One of the most hallowed burial grounds in this country became a little less hallowed earlier this month — Willis Cato, a notorious racist, neo-Nazi and anti-Semite was interned in Arlington National Cemetery, four months after his death at 89.
Because he served in the U.S. Army in World War II, earning a Purple Heart in the Philippines, Cato qualified to be buried in the main military cemetery of the United States. He was an outspoken critic of Israel and “Zionist” supporters in this country, and was founder of the now-defunct anti-Semitic Liberty Lobby organization and of the Holocaust revisionist Institute for Historical Review, and publisher of English language editions of Adolf Hitler’s “Mein Kampf.” Cato was also a supporter of efforts to oppose civil rights legislation and to “repatriate” blacks “back to Africa.”
An open admirer of The Third Reich, Cato was quoted as saying, “Hitler’s defeat was the defeat of Europe. And of America.”

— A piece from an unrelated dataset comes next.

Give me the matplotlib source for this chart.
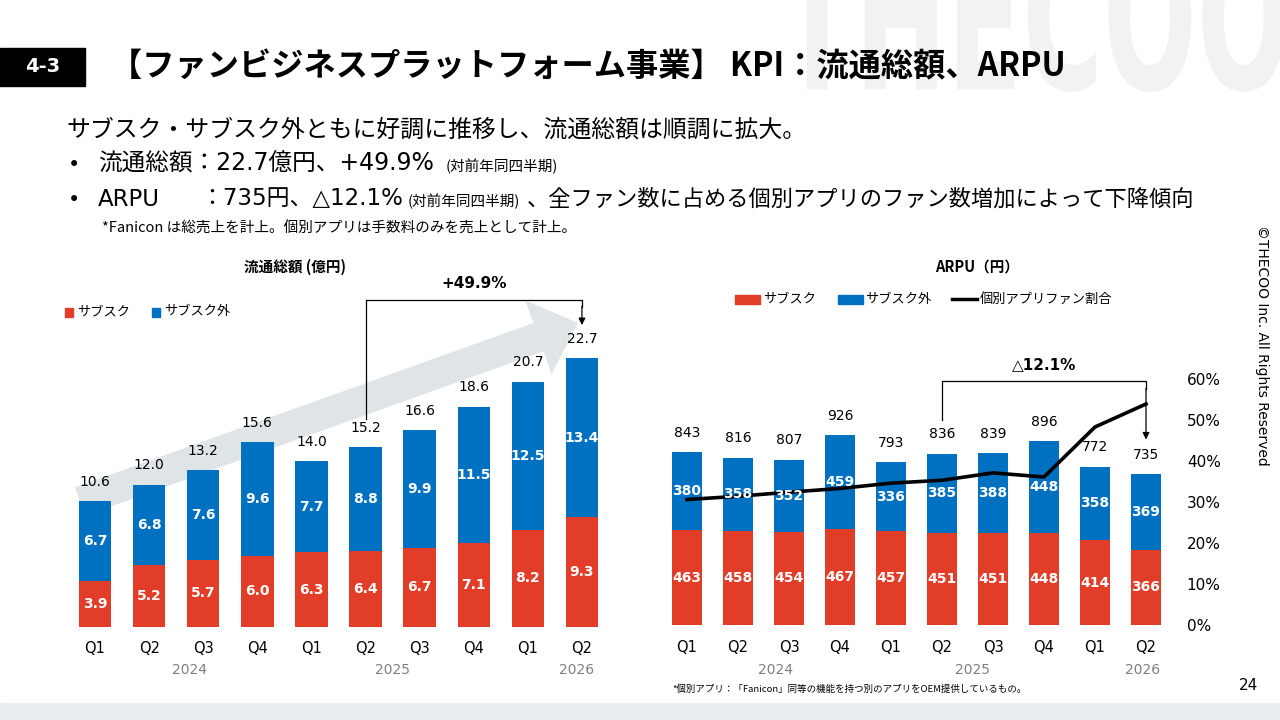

The Anti-Defamation League called Cato “one of the most influential anti-Semitic propagandists of the past 50 years.”
Cato’s burial in Arlington (the reason for his delayed interment is unclear) calls into question the eligibility requirements of the venerated site where some 400,000 men and women (among them, some 2,000 Jews) who fell in their nation’s service are buried.
Todd Blodgett, who had spied on Cato for the FBI, said Cato wanted to be buried in Arlington National Cemetery as a last act of contempt for the U.S., according to the Huffington Post, which last week revealed the burial details.
“An absolute outrage,” said Rabbi Marvin Hier, dean of the Simon Wiesenthal Center. He said the Center is investigating whether it is possible to have Cato’s remains buried somewhere else.
Any soldier wounded or killed in uniform for the U.S., with an honorable discharge, can be buried in the cemetery. The cemetery does “not determine burial eligibility based on political views,” the cemetery, which did not respond to a request for comment by this newspaper, said in a statement. “However, we do prohibit interment or memorialization of persons committing Federal or State capital crimes.”
John Raughter, a spokesman for the American Legion, said that while the veterans’ organization would not oppose Cato’s interment in Arlington because it “does not vet the views of those laid to rest” there, “you can rest assured that The American Legion believes that the Holocaust happened — many of our WWII members personally liberated the camps.”
U.S. history offers a precedent of another member of the American military whose life was a betrayal of the principles on which this country was founded — Benedict Arnold is buried in London.